Before Krypton, There Was Cleveland
- Ronaldo Rodriguez Jr.

- Jul 17
- 3 min read
Updated: Aug 15
Before he flew across the silver screen or appeared on lunchboxes and action figures, Superman was just an idea, scribbled out in a Glenville home by two Cleveland teens.
The world’s most iconic superhero wasn’t born on Krypton or in Metropolis. He was born on Cleveland’s east side.
It’s the middle of the Great Depression. At Glenville High School, a restless freshman named Jerry Siegel is searching for his voice. Small, energetic, and obsessed with pulp sci-fi, Jerry isn’t a sports kid. He’s a dreamer. A writer. And when the school newspaper, The Glenville Torch, announces a fiction contest, Jerry sees his chance. His story doesn’t win, but they print it anyway. That small validation lights a spark that never goes out.

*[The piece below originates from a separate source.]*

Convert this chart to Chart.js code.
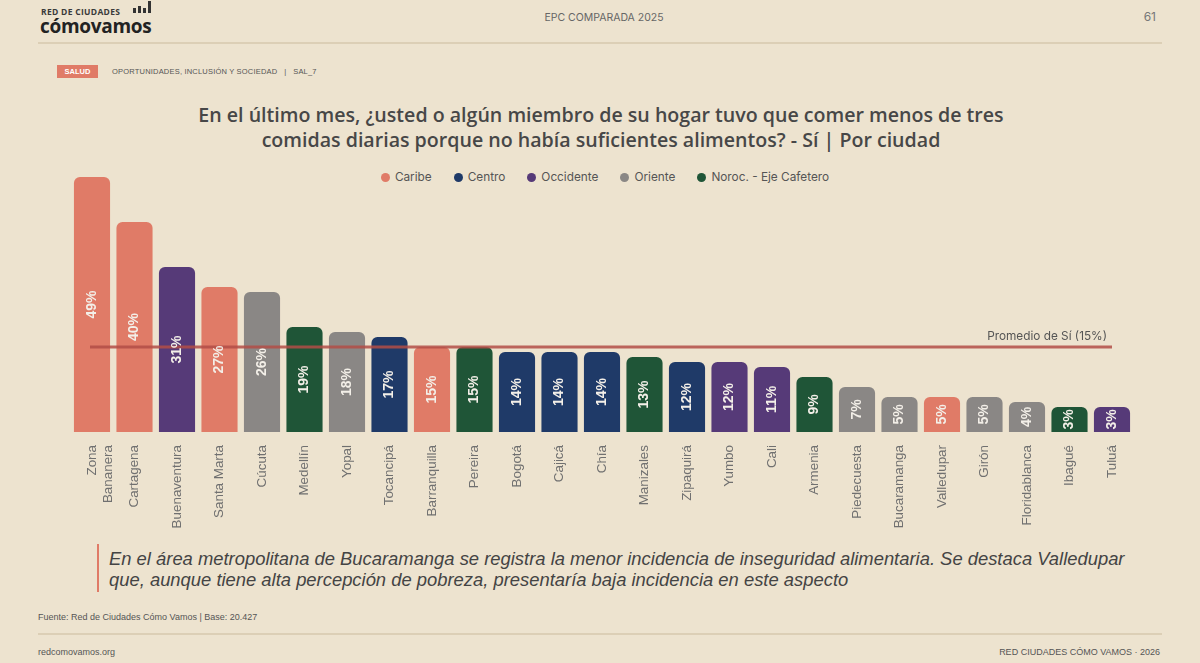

Not long after, Jerry meets Joe Shuster, another quiet kid from a working-class Jewish family. Joe’s into body-building magazines and comics, and he draws constantly. Where Jerry writes, Joe draws. They click instantly.
The two dive into science fiction and fantasy, creating stories they send off to the same pulp magazines they devour. Most are rejected. But they keep going.
Then, in the summer of 1932, tragedy strikes: Jerry’s father dies of a heart attack during an attempted robbery at his secondhand clothing store.
Jerry doesn’t talk about it. He writes.
One sleepless night, an idea takes hold: a man with unimaginable strength, who fights for justice and hides in plain sight as an affable reporter. The story pours out of him in a rush. The next morning, he runs to Joe’s house, breathless. Joe starts sketching. There, in Joe’s mother’s kitchen, Superman is born.
The character is part fantasy, part therapy. Superman isn’t just entertainment. He’s a rewrite of Jerry’s grief. In Superman’s world, no one’s father is left defenseless. The bad guys don’t get away. Power isn’t used to exploit, but used to protect.
They submit their creation again and again, for seven years, it’s rejected.
They keep going.
Finally, in 1938, National Publications (now DC Comics) bites. Siegel and Shuster sell Superman for $130. At 23 years old, they’re ecstatic.
That spring, Action Comics #1 hits newsstands. On the cover, Superman hoists a crushed green car above his head. The issue sells out. Superman becomes a phenomenon, and the superhero genre is born.
Siegel and Shuster go from basement dreamers to full-time creators, cranking out new Superman stories at breakneck speed. They get offices, assistants, and steady paychecks. They become, as author Brad Ricca puts it, “Cleveland famous.”
But the joy doesn’t last.
When DC begins publishing Superboy (a concept Siegel had pitched and been denied years earlier) without credit or compensation, the two friends are furious. They sue. In 1947, they win the rights to Superboy but lose the rights to Superman forever. They’re fired from DC, cut off from the character they created.
For decades, Siegel and Shuster’s names are erased from the mythology. No credits. No royalties. Joe battles vision loss and poverty. Jerry works low-level government jobs, living paycheck to paycheck.
It isn’t until the mid-1970s, after public outcry led by comic book artist Neal Adams and Jerry’s wife, Joanne (the real-life inspiration for Lois Lane), that pressure mounts on DC. Only then are Siegel and Shuster granted a small stipend, health benefits, and decades too late, official credit for their creation. Later comics and films would finally carry the credit: “Created by Jerry Siegel and Joe Shuster.”
Superman is now a global icon. But the real story, the one rooted in Cleveland, is a cautionary tale. It’s about how art, born from grief, idealism, and working-class imagination, can be seized, sanitized, and sold, leaving its creators behind.
Still, Siegel and Shuster’s legacy endures. Superman lasts because he wasn’t just a fantasy. He was an expression of loss, of yearning, of belief that one person, no matter how small, could change the world.
And like the city that birthed him, that story still matters.